Instructions to follow:
Reproduce the material below line by line, beginning with its first line and ending with the line that contains "(0,0) rectangle (1292,1043);"; leave out pictures.

** START Raw data **

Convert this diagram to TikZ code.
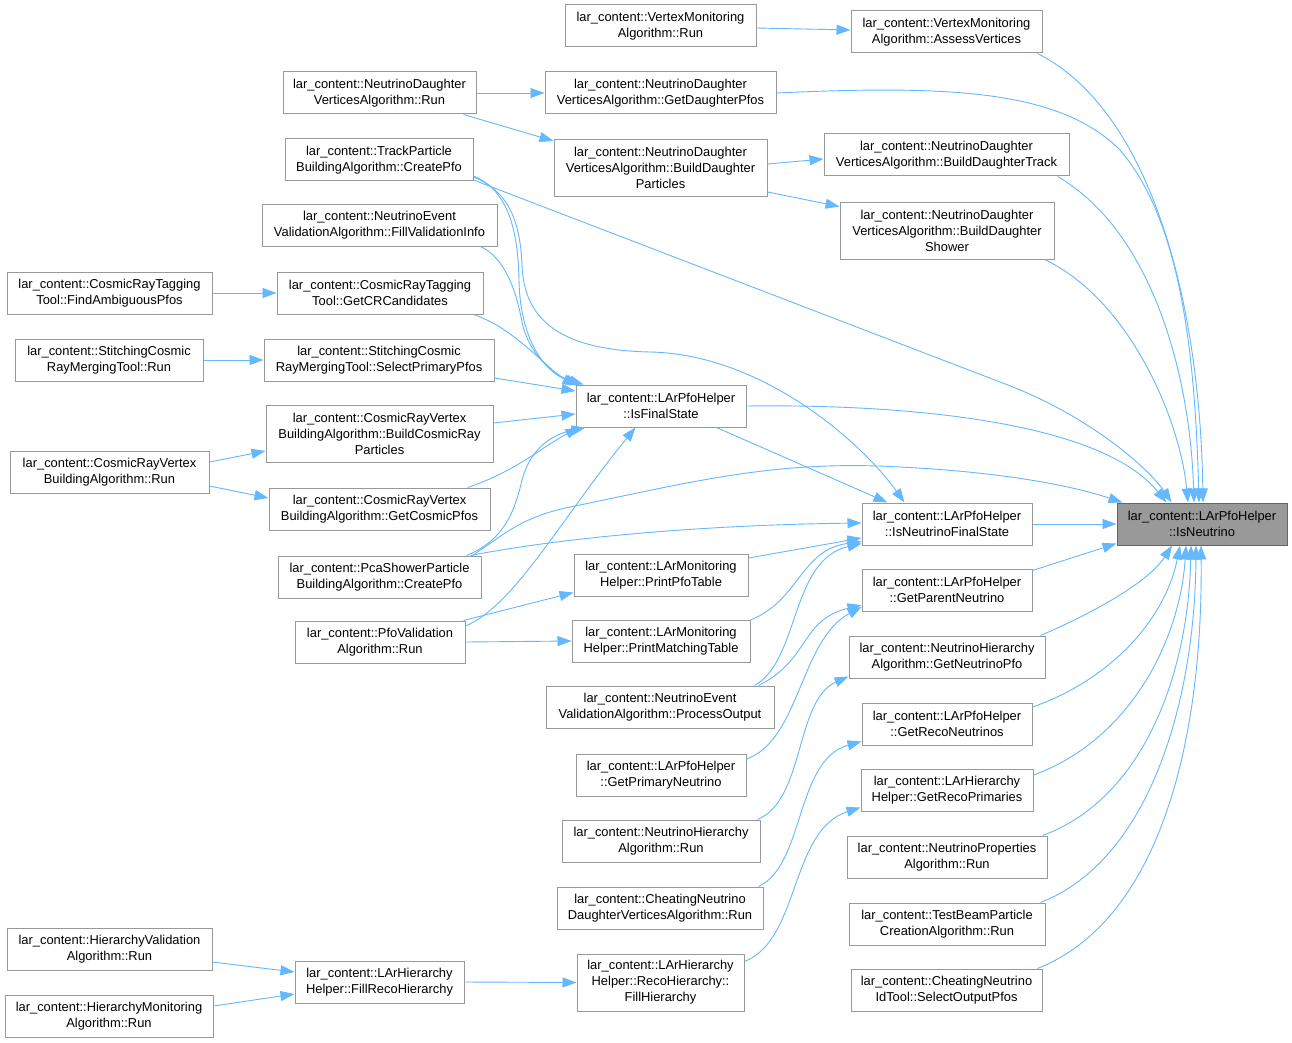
\documentclass[tikz,border=0pt]{standalone}
\usepackage{fontspec}
\setmainfont{Liberation Sans}
\usetikzlibrary{arrows.meta,calc}
\definecolor{edgeblue}{HTML}{63B8FF}
\definecolor{boxline}{HTML}{999999}
\definecolor{hlfill}{HTML}{999999}
\definecolor{hlline}{HTML}{666666}
\begin{document}
\begin{tikzpicture}[x=1pt,y=-1pt,
  box/.style={draw=boxline, fill=white, line width=1pt, align=center, inner sep=0pt, font=\fontsize{12.9}{16}\selectfont},
  hl/.style={box, draw=hlline, fill=hlfill},
  edge/.style={draw=edgeblue, line width=0.9pt, -{Triangle[length=14pt,width=10pt]}}]
\useasboundingbox[fill=white] (0,0) rectangle (1292,1043);

% nodes
\node[box, minimum width=191pt, minimum height=42pt] (vmr) at (660.5,26) {lar\_content::VertexMonitoring\\Algorithm::Run};
\node[box, minimum width=191pt, minimum height=42pt] (vmav) at (946.5,32) {lar\_content::VertexMonitoring\\Algorithm::AssessVertices};
\node[box, minimum width=193pt, minimum height=42pt] (ndvr) at (379.5,93) {lar\_content::NeutrinoDaughter\\VerticesAlgorithm::Run};
\node[box, minimum width=231pt, minimum height=42pt] (ndvgdp) at (660.5,93) {lar\_content::NeutrinoDaughter\\VerticesAlgorithm::GetDaughterPfos};
\node[box, minimum width=213pt, minimum height=57pt] (ndvbdp) at (660.5,168) {lar\_content::NeutrinoDaughter\\VerticesAlgorithm::BuildDaughter\\Particles};
\node[box, minimum width=245pt, minimum height=42pt] (ndvbdt) at (946.5,155) {lar\_content::NeutrinoDaughter\\VerticesAlgorithm::BuildDaughterTrack};
\node[box, minimum width=214pt, minimum height=57pt] (ndvbds) at (947,230.5) {lar\_content::NeutrinoDaughter\\VerticesAlgorithm::BuildDaughter\\Shower};
\node[box, minimum width=188pt, minimum height=42pt] (tpc) at (379,160) {lar\_content::TrackParticle\\BuildingAlgorithm::CreatePfo};
\node[box, minimum width=235pt, minimum height=42pt] (nevfvi) at (379.5,225) {lar\_content::NeutrinoEvent\\ValidationAlgorithm::FillValidationInfo};
\node[box, minimum width=205pt, minimum height=42pt] (crtfap) at (109.5,293) {lar\_content::CosmicRayTagging\\Tool::FindAmbiguousPfos};
\node[box, minimum width=206pt, minimum height=42pt] (crtgcr) at (380,293) {lar\_content::CosmicRayTagging\\Tool::GetCRCandidates};
\node[box, minimum width=188pt, minimum height=42pt] (scrmr) at (109,360) {lar\_content::StitchingCosmic\\RayMergingTool::Run};
\node[box, minimum width=230pt, minimum height=42pt] (scrmsp) at (379,360) {lar\_content::StitchingCosmic\\RayMergingTool::SelectPrimaryPfos};
\node[box, minimum width=227pt, minimum height=57pt] (crvbcrp) at (379.5,434) {lar\_content::CosmicRayVertex\\BuildingAlgorithm::BuildCosmicRay\\Particles};
\node[box, minimum width=199pt, minimum height=42pt] (crvr) at (109.5,472) {lar\_content::CosmicRayVertex\\BuildingAlgorithm::Run};
\node[box, minimum width=221pt, minimum height=42pt] (crvgcp) at (379.5,509) {lar\_content::CosmicRayVertex\\BuildingAlgorithm::GetCosmicPfos};
\node[box, minimum width=170pt, minimum height=42pt] (ifs) at (661,406) {lar\_content::LArPfoHelper\\::IsFinalState};
\node[box, minimum width=203pt, minimum height=42pt] (pca) at (379.5,577) {lar\_content::PcaShowerParticle\\BuildingAlgorithm::CreatePfo};
\node[box, minimum width=170pt, minimum height=42pt] (pvr) at (380,642) {lar\_content::PfoValidation\\Algorithm::Run};
\node[box, minimum width=170pt, minimum height=42pt] (infs) at (947,524) {lar\_content::LArPfoHelper\\::IsNeutrinoFinalState};
\node[hl, minimum width=170pt, minimum height=42pt] (isn) at (1202,524) {lar\_content::LArPfoHelper\\::IsNeutrino};
\node[box, minimum width=174pt, minimum height=42pt] (ppt) at (661,575) {lar\_content::LArMonitoring\\Helper::PrintPfoTable};
\node[box, minimum width=178pt, minimum height=42pt] (pmt) at (661,641) {lar\_content::LArMonitoring\\Helper::PrintMatchingTable};
\node[box, minimum width=170pt, minimum height=42pt] (gpn) at (947,590) {lar\_content::LArPfoHelper\\::GetParentNeutrino};
\node[box, minimum width=196pt, minimum height=42pt] (gnp) at (947,657) {lar\_content::NeutrinoHierarchy\\Algorithm::GetNeutrinoPfo};
\node[box, minimum width=228pt, minimum height=42pt] (nevpo) at (660,707) {lar\_content::NeutrinoEvent\\ValidationAlgorithm::ProcessOutput};
\node[box, minimum width=170pt, minimum height=42pt] (grn) at (947,724) {lar\_content::LArPfoHelper\\::GetRecoNeutrinos};
\node[box, minimum width=170pt, minimum height=42pt] (gprn) at (661,775) {lar\_content::LArPfoHelper\\::GetPrimaryNeutrino};
\node[box, minimum width=172pt, minimum height=42pt] (grp) at (947,790) {lar\_content::LArHierarchy\\Helper::GetRecoPrimaries};
\node[box, minimum width=198pt, minimum height=42pt] (nhr) at (661,841) {lar\_content::NeutrinoHierarchy\\Algorithm::Run};
\node[box, minimum width=200pt, minimum height=42pt] (npr) at (947,857) {lar\_content::NeutrinoProperties\\Algorithm::Run};
\node[box, minimum width=206pt, minimum height=42pt] (cndvr) at (660,908) {lar\_content::CheatingNeutrino\\DaughterVerticesAlgorithm::Run};
\node[box, minimum width=196pt, minimum height=42pt] (tbpcr) at (947,924) {lar\_content::TestBeamParticle\\CreationAlgorithm::Run};
\node[box, minimum width=205pt, minimum height=42pt] (hvr) at (109.5,949) {lar\_content::HierarchyValidation\\Algorithm::Run};
\node[box, minimum width=169pt, minimum height=42pt] (frh) at (379.5,982) {lar\_content::LArHierarchy\\Helper::FillRecoHierarchy};
\node[box, minimum width=167pt, minimum height=57pt] (rhfh) at (660.5,982.5) {lar\_content::LArHierarchy\\Helper::RecoHierarchy::\\FillHierarchy};
\node[box, minimum width=208pt, minimum height=42pt] (hmr) at (109,1016) {lar\_content::HierarchyMonitoring\\Algorithm::Run};
\node[box, minimum width=191pt, minimum height=42pt] (cnidsop) at (946.5,990) {lar\_content::CheatingNeutrino\\IdTool::SelectOutputPfos};

% simple edges
\draw[edge] ($(vmr.east)+(0,2)$) -- ($(vmav.west)+(0,-2)$);
\draw[edge] (ndvr.east) -- (ndvgdp.west);
\draw[edge] ($(ndvr.south east)+(-13,0)$) -- ($(ndvbdp.north west)+(0,2)$);
\draw[edge] ($(ndvbdp.east)+(0,-4)$) -- ($(ndvbdt.west)+(0,4)$);
\draw[edge] ($(ndvbdp.east)+(0,24)$) -- ($(ndvbds.west)+(0,-24)$);
\draw[edge] (crtfap.east) -- (crtgcr.west);
\draw[edge] (scrmr.east) -- (scrmsp.west);
\draw[edge] ($(crvr.east)+(0,-10)$) -- ($(crvbcrp.west)+(0,17)$);
\draw[edge] ($(crvr.east)+(0,14)$) -- ($(crvgcp.west)+(0,-11)$);
\draw[edge] ($(pvr.north east)+(-2,0)$) -- ($(ppt.south west)+(0,-4)$);
\draw[edge] (pvr.east) -- (pmt.west);
\draw[edge] ($(hvr.east)+(0,13)$) -- ($(frh.west)+(0,-10)$);
\draw[edge] ($(hmr.east)+(0,-10)$) -- ($(frh.west)+(0,12)$);
\draw[edge] (frh.east) -- (rhfh.west);

% into IsFinalState
\draw[edge] ($(tpc.east)+(0,16)$) .. controls (508,190) and (518,230) .. (519,280) .. controls (520,340) and (545,372) .. ($(ifs.north west)+(4,0)$);
\draw[edge] ($(nevfvi.south east)+(-17,0)$) .. controls (505,258) and (516,290) .. (522,322) .. controls (528,352) and (552,375) .. ($(ifs.north west)+(8,0)$);
\draw[edge] ($(crtgcr.south east)+(-10,0)$) .. controls (505,325) and (530,350) .. (548,366) .. controls (558,375) and (566,380) .. ($(ifs.north west)+(1,1)$);
\draw[edge] ($(scrmsp.east)+(0,18)$) -- ($(ifs.west)+(0,-15)$);
\draw[edge] ($(crvbcrp.east)+(0,-11)$) -- ($(ifs.west)+(0,8)$);
\draw[edge] ($(crvgcp.north east)+(-23,0)$) .. controls (515,472) and (545,445) .. ($(ifs.south west)+(4,0)$);
\draw[edge] ($(pca.north east)+(-15,0)$) .. controls (505,540) and (515,510) .. (522,480) .. controls (530,450) and (550,435) .. ($(ifs.south west)+(10,0)$);
\draw[edge] ($(pvr.east)+(0,-16)$) .. controls (515,605) and (560,520) .. ($(ifs.south west)+(60,0)$);

% out of IsFinalState
\draw[edge] ($(ifs.south east)+(-30,0)$) -- ($(infs.north west)+(26,0)$);
\draw[edge] (ifs.east) .. controls (900,404) and (1100,420) .. ($(isn.north west)+(50,0)$);

% TrackParticle CreatePfo
\draw[edge] ($(tpc.east)+(0,17)$) .. controls (505,190) and (520,215) .. (522,265) .. controls (524,320) and (560,350) .. (650,352) .. controls (760,354) and (860,440) .. ($(infs.north west)+(43,0)$);
\draw[edge] ($(tpc.east)+(0,20)$) -- (1000,382) .. controls (1090,415) and (1150,470) .. ($(isn.north west)+(55,0)$);

% PcaShower CreatePfo
\draw[edge] ($(pca.north east)+(-11,0)$) .. controls (560,538) and (700,525) .. ($(infs.west)+(0,-1)$);
\draw[edge] ($(pca.north east)+(-9,0)$) .. controls (510,530) and (525,515) .. (580,505) .. controls (700,480) and (780,460) .. (900,467) .. controls (1000,472) and (1070,485) .. ($(isn.north west)+(6,0)$);

% into IsNeutrino from above
\draw[edge] ($(vmav.south east)+(-5,0)$) .. controls (1150,110) and (1200,300) .. ($(isn.north)+(1,0)$);
\draw[edge] (ndvgdp.east) .. controls (950,85) and (1060,90) .. (1120,150) .. controls (1180,220) and (1195,350) .. ($(isn.north)+(-3,0)$);
\draw[edge] ($(ndvbdt.south east)+(-12,0)$) .. controls (1150,230) and (1190,370) .. ($(isn.north)+(-8,0)$);
\draw[edge] ($(ndvbds.south east)+(-10,0)$) .. controls (1130,300) and (1180,420) .. ($(isn.north)+(-14,0)$);

% into IsNeutrino from left / below
\draw[edge] (infs.east) -- (isn.west);
\draw[edge] ($(gpn.north east)+(0,2)$) -- ($(isn.south west)+(0,-2)$);
\draw[edge] ($(gnp.north east)+(-5,0)$) .. controls (1100,610) and (1150,580) .. ($(isn.south)+(-30,0)$);
\draw[edge] ($(grn.east)+(0,-17)$) .. controls (1110,680) and (1165,620) .. ($(isn.south)+(-22,0)$);
\draw[edge] ($(grp.east)+(0,-15)$) .. controls (1130,740) and (1180,640) .. ($(isn.south)+(-16,0)$);
\draw[edge] ($(npr.north east)+(-5,0)$) .. controls (1140,800) and (1188,680) .. ($(isn.south)+(-11,0)$);
\draw[edge] ($(tbpcr.north east)+(-5,0)$) .. controls (1150,860) and (1195,700) .. ($(isn.south)+(-6,0)$);
\draw[edge] ($(cnidsop.north east)+(-5,0)$) .. controls (1160,920) and (1203,740) .. ($(isn.south)+(-1,0)$);

% into IsNeutrinoFinalState
\draw[edge] ($(ppt.east)+(0,-17)$) -- ($(infs.west)+(0,14)$);
\draw[edge] ($(pmt.east)+(0,-21)$) .. controls (800,600) and (800,550) .. ($(infs.south west)+(0,-4)$);
\draw[edge] ($(nevpo.north east)+(-20,0)$) .. controls (800,660) and (790,560) .. ($(infs.south west)+(0,-2)$);

% into GetParentNeutrino
\draw[edge] ($(nevpo.north east)+(-16,0)$) .. controls (810,660) and (800,620) .. ($(gpn.west)+(0,15)$);
\draw[edge] ($(gprn.east)+(0,-16)$) .. controls (800,740) and (800,640) .. ($(gpn.west)+(0,17)$);

% lower group
\draw[edge] ($(nhr.north east)+(-3,0)$) .. controls (805,800) and (795,700) .. ($(gnp.south west)+(0,-2)$);
\draw[edge] ($(cndvr.north east)+(-5,0)$) .. controls (805,865) and (795,760) .. ($(grn.south west)+(0,-4)$);
\draw[edge] ($(rhfh.north east)+(0,8)$) .. controls (800,940) and (790,830) .. ($(grp.south west)+(0,-4)$);
\end{tikzpicture}
\end{document}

** END Raw data **

Task result:
Convert this diagram to TikZ code.
\documentclass[tikz,border=0pt]{standalone}
\usepackage{fontspec}
\setmainfont{Liberation Sans}
\usetikzlibrary{arrows.meta,calc}
\definecolor{edgeblue}{HTML}{63B8FF}
\definecolor{boxline}{HTML}{999999}
\definecolor{hlfill}{HTML}{999999}
\definecolor{hlline}{HTML}{666666}
\begin{document}
\begin{tikzpicture}[x=1pt,y=-1pt,
  box/.style={draw=boxline, fill=white, line width=1pt, align=center, inner sep=0pt, font=\fontsize{12.9}{16}\selectfont},
  hl/.style={box, draw=hlline, fill=hlfill},
  edge/.style={draw=edgeblue, line width=0.9pt, -{Triangle[length=14pt,width=10pt]}}]
\useasboundingbox[fill=white] (0,0) rectangle (1292,1043);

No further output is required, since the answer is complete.